## To be done
Starting at the line that contains "Give me the TikZ source for this diagram." and stopping at the line that contains "(e3t) at (1008,64.5)", return those lines exactly and nothing else. Both end lines count; pictures do not.

## Entries shown
— Start —

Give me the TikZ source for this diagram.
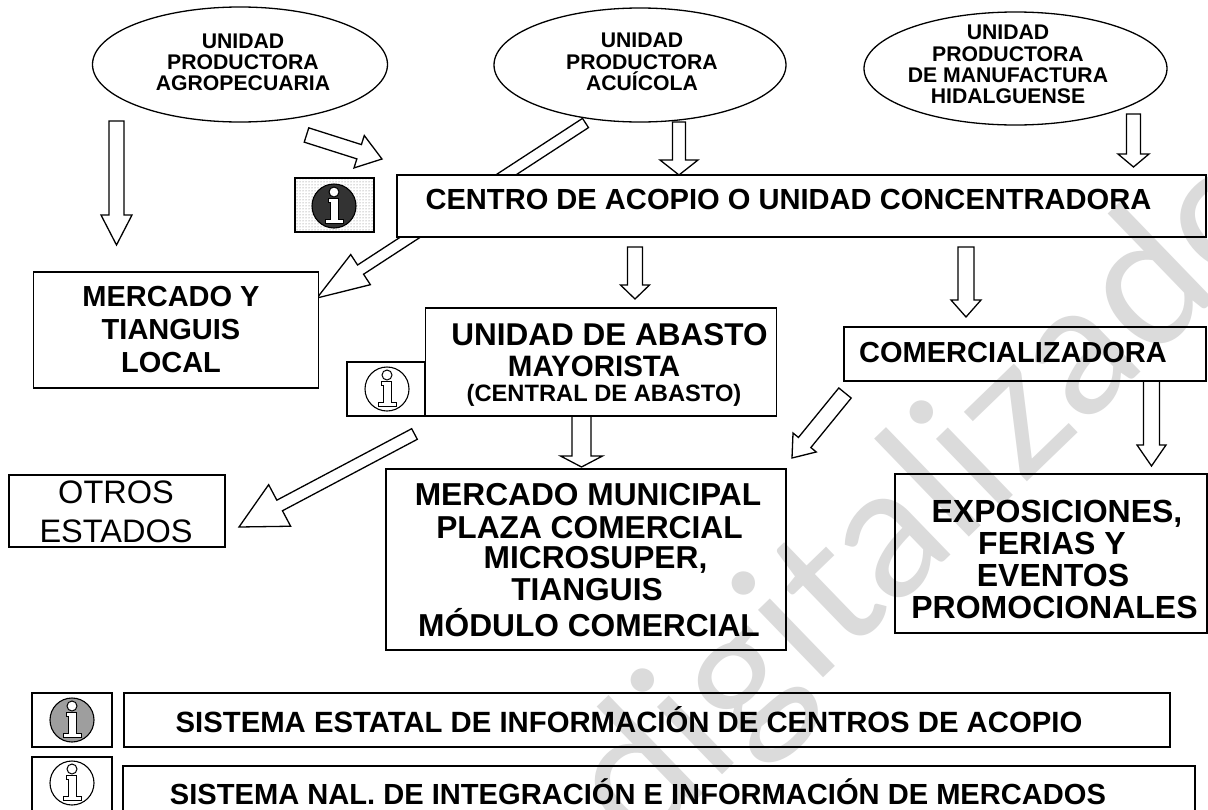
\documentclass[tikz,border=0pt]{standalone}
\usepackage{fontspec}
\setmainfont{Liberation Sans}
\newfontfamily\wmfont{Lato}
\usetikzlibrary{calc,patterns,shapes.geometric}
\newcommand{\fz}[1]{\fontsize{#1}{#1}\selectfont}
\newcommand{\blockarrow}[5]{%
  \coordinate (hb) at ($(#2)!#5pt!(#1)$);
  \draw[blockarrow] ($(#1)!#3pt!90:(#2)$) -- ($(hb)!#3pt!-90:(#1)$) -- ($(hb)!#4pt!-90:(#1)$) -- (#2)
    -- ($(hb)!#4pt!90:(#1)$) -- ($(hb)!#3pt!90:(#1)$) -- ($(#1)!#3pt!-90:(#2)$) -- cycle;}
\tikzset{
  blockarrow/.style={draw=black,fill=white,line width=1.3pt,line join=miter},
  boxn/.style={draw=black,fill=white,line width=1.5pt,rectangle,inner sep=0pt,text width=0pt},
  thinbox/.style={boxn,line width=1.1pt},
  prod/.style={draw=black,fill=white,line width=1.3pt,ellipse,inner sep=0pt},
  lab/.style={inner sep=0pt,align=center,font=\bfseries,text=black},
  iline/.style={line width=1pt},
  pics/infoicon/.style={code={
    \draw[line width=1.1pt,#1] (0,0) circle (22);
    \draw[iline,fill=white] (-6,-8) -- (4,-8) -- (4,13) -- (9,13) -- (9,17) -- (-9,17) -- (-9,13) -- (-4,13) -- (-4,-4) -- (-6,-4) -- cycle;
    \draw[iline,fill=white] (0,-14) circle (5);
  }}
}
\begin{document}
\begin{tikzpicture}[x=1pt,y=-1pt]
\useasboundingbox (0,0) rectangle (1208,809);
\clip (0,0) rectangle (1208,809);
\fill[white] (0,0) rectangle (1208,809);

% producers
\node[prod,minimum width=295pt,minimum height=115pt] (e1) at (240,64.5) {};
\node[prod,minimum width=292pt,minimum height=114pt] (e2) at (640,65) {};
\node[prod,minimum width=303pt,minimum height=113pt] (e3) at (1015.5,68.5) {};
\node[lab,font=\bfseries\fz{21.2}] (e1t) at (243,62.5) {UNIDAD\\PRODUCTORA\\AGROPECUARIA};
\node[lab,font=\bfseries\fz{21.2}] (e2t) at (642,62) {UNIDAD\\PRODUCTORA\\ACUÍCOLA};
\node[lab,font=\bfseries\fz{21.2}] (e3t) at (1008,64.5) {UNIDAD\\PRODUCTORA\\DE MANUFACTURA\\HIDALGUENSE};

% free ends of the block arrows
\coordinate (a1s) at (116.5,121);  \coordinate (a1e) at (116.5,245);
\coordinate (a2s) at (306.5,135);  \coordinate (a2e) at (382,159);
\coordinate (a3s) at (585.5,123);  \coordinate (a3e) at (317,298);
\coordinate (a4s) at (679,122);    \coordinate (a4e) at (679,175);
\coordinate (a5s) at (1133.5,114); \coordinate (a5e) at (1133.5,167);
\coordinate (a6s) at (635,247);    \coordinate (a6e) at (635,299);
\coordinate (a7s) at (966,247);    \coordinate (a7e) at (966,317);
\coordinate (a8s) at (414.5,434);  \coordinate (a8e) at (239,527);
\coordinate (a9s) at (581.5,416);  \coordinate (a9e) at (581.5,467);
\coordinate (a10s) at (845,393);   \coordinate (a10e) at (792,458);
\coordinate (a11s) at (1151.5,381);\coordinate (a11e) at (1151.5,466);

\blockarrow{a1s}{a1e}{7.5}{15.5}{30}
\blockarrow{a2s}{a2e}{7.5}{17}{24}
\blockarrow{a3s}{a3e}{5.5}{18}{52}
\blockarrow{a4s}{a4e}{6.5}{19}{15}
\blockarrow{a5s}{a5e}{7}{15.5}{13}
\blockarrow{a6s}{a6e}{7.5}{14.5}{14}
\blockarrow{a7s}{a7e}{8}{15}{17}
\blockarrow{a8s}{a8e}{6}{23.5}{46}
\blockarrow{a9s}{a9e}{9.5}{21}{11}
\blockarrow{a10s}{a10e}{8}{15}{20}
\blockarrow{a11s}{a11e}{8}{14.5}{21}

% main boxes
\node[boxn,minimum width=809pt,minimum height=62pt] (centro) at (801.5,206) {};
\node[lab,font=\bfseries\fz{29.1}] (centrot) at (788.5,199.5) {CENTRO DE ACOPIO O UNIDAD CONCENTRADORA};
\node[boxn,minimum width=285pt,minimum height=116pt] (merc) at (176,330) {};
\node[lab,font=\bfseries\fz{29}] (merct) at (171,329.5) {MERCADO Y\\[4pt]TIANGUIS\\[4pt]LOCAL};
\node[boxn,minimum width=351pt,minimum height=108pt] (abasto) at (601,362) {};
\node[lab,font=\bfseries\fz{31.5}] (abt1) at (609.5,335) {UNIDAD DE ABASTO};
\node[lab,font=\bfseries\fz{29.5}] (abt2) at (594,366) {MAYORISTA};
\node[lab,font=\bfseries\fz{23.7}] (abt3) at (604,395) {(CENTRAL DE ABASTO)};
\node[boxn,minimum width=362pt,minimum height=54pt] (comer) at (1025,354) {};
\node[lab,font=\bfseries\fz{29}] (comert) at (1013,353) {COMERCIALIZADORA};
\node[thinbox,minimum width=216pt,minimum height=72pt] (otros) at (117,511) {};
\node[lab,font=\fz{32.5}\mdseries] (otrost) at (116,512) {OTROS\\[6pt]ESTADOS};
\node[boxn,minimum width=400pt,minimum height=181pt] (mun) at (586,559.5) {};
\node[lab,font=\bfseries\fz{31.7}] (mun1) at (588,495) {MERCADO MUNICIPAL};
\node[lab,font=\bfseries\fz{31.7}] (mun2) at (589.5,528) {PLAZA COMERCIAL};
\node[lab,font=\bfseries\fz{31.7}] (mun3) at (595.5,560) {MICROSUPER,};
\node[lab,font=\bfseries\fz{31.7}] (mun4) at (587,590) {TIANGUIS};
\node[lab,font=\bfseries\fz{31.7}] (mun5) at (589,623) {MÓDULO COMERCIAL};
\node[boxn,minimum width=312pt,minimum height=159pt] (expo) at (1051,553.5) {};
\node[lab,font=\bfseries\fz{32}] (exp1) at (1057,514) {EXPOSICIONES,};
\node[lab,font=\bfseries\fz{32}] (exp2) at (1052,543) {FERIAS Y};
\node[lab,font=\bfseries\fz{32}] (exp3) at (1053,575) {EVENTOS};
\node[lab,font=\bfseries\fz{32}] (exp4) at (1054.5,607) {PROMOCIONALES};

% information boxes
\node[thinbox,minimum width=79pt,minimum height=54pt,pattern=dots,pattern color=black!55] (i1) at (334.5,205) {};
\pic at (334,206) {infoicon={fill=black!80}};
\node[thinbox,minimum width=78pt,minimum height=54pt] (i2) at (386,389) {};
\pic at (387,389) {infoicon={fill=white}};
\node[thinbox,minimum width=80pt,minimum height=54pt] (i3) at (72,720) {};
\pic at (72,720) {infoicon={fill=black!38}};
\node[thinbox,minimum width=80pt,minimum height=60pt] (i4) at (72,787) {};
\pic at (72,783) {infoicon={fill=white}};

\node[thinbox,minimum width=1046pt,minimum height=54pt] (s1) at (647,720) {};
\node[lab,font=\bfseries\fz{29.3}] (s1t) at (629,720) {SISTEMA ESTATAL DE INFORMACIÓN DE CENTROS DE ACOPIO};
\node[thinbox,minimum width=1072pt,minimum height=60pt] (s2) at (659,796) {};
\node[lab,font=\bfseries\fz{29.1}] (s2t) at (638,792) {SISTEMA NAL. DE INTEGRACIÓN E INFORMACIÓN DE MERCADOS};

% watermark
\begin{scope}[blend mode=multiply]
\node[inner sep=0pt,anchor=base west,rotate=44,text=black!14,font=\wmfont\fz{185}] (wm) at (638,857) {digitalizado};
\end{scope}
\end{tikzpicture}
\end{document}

— End —
— Start —

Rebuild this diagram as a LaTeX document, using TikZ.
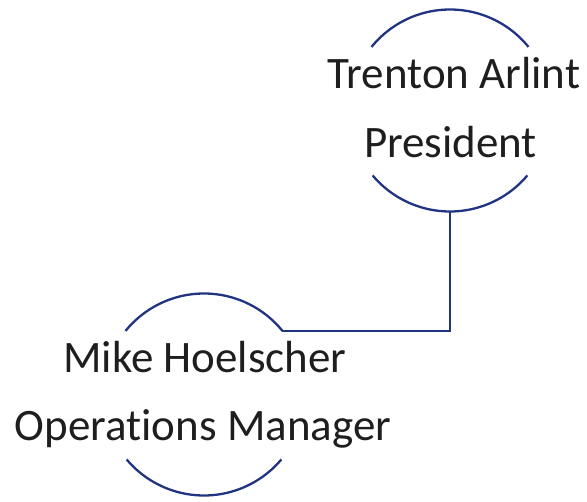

— End —

## Solution for this exercise
Give me the TikZ source for this diagram.
\documentclass[tikz,border=0pt]{standalone}
\usepackage{fontspec}
\setmainfont{Liberation Sans}
\newfontfamily\wmfont{Lato}
\usetikzlibrary{calc,patterns,shapes.geometric}
\newcommand{\fz}[1]{\fontsize{#1}{#1}\selectfont}
\newcommand{\blockarrow}[5]{%
  \coordinate (hb) at ($(#2)!#5pt!(#1)$);
  \draw[blockarrow] ($(#1)!#3pt!90:(#2)$) -- ($(hb)!#3pt!-90:(#1)$) -- ($(hb)!#4pt!-90:(#1)$) -- (#2)
    -- ($(hb)!#4pt!90:(#1)$) -- ($(hb)!#3pt!90:(#1)$) -- ($(#1)!#3pt!-90:(#2)$) -- cycle;}
\tikzset{
  blockarrow/.style={draw=black,fill=white,line width=1.3pt,line join=miter},
  boxn/.style={draw=black,fill=white,line width=1.5pt,rectangle,inner sep=0pt,text width=0pt},
  thinbox/.style={boxn,line width=1.1pt},
  prod/.style={draw=black,fill=white,line width=1.3pt,ellipse,inner sep=0pt},
  lab/.style={inner sep=0pt,align=center,font=\bfseries,text=black},
  iline/.style={line width=1pt},
  pics/infoicon/.style={code={
    \draw[line width=1.1pt,#1] (0,0) circle (22);
    \draw[iline,fill=white] (-6,-8) -- (4,-8) -- (4,13) -- (9,13) -- (9,17) -- (-9,17) -- (-9,13) -- (-4,13) -- (-4,-4) -- (-6,-4) -- cycle;
    \draw[iline,fill=white] (0,-14) circle (5);
  }}
}
\begin{document}
\begin{tikzpicture}[x=1pt,y=-1pt]
\useasboundingbox (0,0) rectangle (1208,809);
\clip (0,0) rectangle (1208,809);
\fill[white] (0,0) rectangle (1208,809);

% producers
\node[prod,minimum width=295pt,minimum height=115pt] (e1) at (240,64.5) {};
\node[prod,minimum width=292pt,minimum height=114pt] (e2) at (640,65) {};
\node[prod,minimum width=303pt,minimum height=113pt] (e3) at (1015.5,68.5) {};
\node[lab,font=\bfseries\fz{21.2}] (e1t) at (243,62.5) {UNIDAD\\PRODUCTORA\\AGROPECUARIA};
\node[lab,font=\bfseries\fz{21.2}] (e2t) at (642,62) {UNIDAD\\PRODUCTORA\\ACUÍCOLA};
\node[lab,font=\bfseries\fz{21.2}] (e3t) at (1008,64.5) {UNIDAD\\PRODUCTORA\\DE MANUFACTURA\\HIDALGUENSE};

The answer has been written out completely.